The Ravens are 15-3 since Jackson took over as their starting quarterback near the end of last season. His 15 regular-season victories are tied with Seattle’s Russell Wilson for the most during that span.
Jackson made a convincing case in this showcase to push the pause button on the season so the NFL can name him its most valuable player right away.
Wilson is fabulous, but Jackson is otherworldly.
After the game, Jackson walked to a wall near the mouth of the locker room tunnel to greet a large cluster of Ravens fans. He gave them his wrist bands, signed some autographs and shook some hands. They serenaded him with chants of “M-V-P.”
“It’s OK, but I’m trying to win the Super Bowl,” he said later. “You take it a game at a time. I’m not worried about MVP.”

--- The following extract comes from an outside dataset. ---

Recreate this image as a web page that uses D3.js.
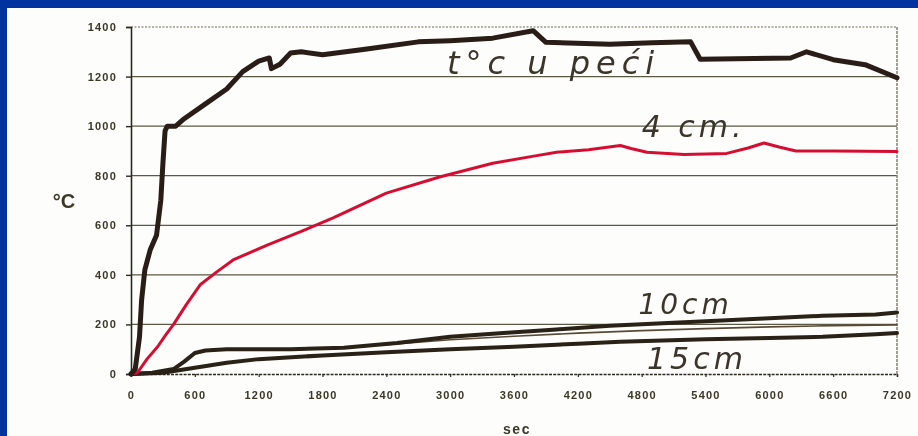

It’s entirely possible that Sunday’s matchup between San Francisco and Baltimore will be a Super Bowl preview pitting the NFL’s most smothering defense and most dynamic offense.
That would be a rematch of Super Bowl XLVII in New Orleans, when it was 49ers coach Jim Harbaugh versus his older brother, John. Baltimore won that thriller 34-31. Maybe the most memorable part of that game was when the lights went out at the Superdome.
The lights didn’t go out at the Coliseum on Monday night. It just felt that way.